Hitachi Energy will supply HVDC converter stations, along with its HVDC Light technology, and MACH digital control platform, in the transmission project. Hitachi’s technology enables efficient transfer and integration of large volumes of renewable energy over long distances.

Changing Renewable Energy Landscape

“The SunZia project is changing the landscape for renewable energy, and we need to ensure we have the best team in place to help bring it to life,” said Hunter Armistead, CEO of Pattern Energy. “We are selecting two industry leaders—Quanta and Hitachi Energy—to help build SunZia and deliver a world-class clean energy project that New Mexico, Arizona, and the entire country can be proud of. Along with enough clean power for 3 million Americans, SunZia is bringing a far-reaching economic boost to the region, including the creation of over 2,000 new jobs and $20.5 billion dollars in expected economic impact.”

The SunZia Transmission project will utilize the same corridor as the Western Spirit Transmission line, which was developed and constructed by Pattern Energy. The 1,050-MW Western Spirit Wind farm was a POWER Top Plant in 2022.

Pattern Energy has targeted 2026 for the start of SunZia’s commercial operations.

The SunZia Wind installation in central New Mexico will utilize the SunZia Transmission line to deliver power across the southwestern U.S. Source: Pattern Energy

“We are proud to be advancing a sustainable energy future for all in the southwestern United States, enabling Pattern Energy to integrate emission-free electricity into the regional grid serving the southwest,” said Niklas Persson, managing director of Hitachi Energy’s Grid Integration business. “Our market-leading HVDC technologies combined with our execution expertise is what makes us the partner of choice to help the U.S. to achieve its carbon-neutral targets, by efficiently and reliably maximizing its renewable energy resources.”

Construction May Start in 2023

Pattern Energy on Thursday said principals for the New Mexico projects continue to work with federal agencies, including the Bureau of Land Management, as well as local officials to finalize remaining approvals for SunZia, with a goal of beginning construction this year.

The SunZia Wind project is spread across Torrance, Lincoln, and San Miguel counties in New Mexico. The transmission line will run between central New Mexico and south-central Arizona, with customers in California also having access to its electricity via transmission infrastructure to that state.

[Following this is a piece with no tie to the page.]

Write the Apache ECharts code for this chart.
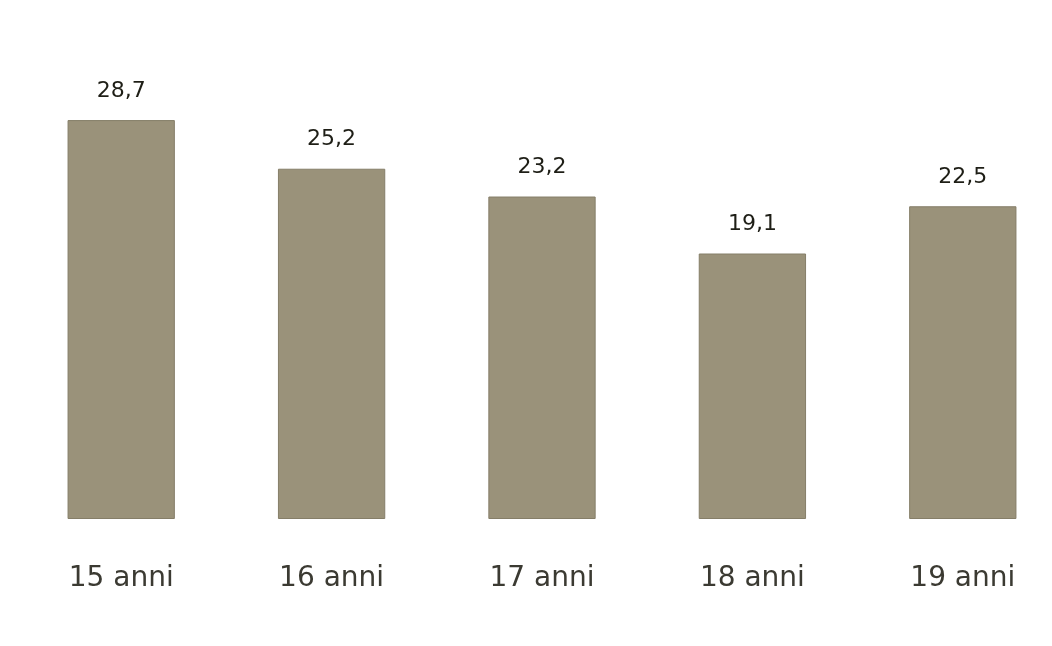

Pattern Energy has said the SunZia Transmission and SunZia Wind projects are expected to generate $20.5 billion in total economic benefit to the region, which includes more than $8 billion of direct capital investment, according to a study from research firm Energy, Economic & Environment Consultants LLC.

“Quanta’s selection for these projects builds on a long-standing customer relationship of our industry-leading renewable generation solutions company, Blattner Company, and we appreciate the confidence that Pattern Energy has placed in Quanta to execute on these critical and historic renewable energy projects,” said Duke Austin, Quanta’s president and CEO. “We believe our self-perform capabilities and vertically integrated solutions allow us to provide greater cost, schedule and quality certainty to our clients, which also benefits consumers, and that the comprehensive approach we are taking on the SunZia projects can serve as a model for the renewable and utility industries going forward.”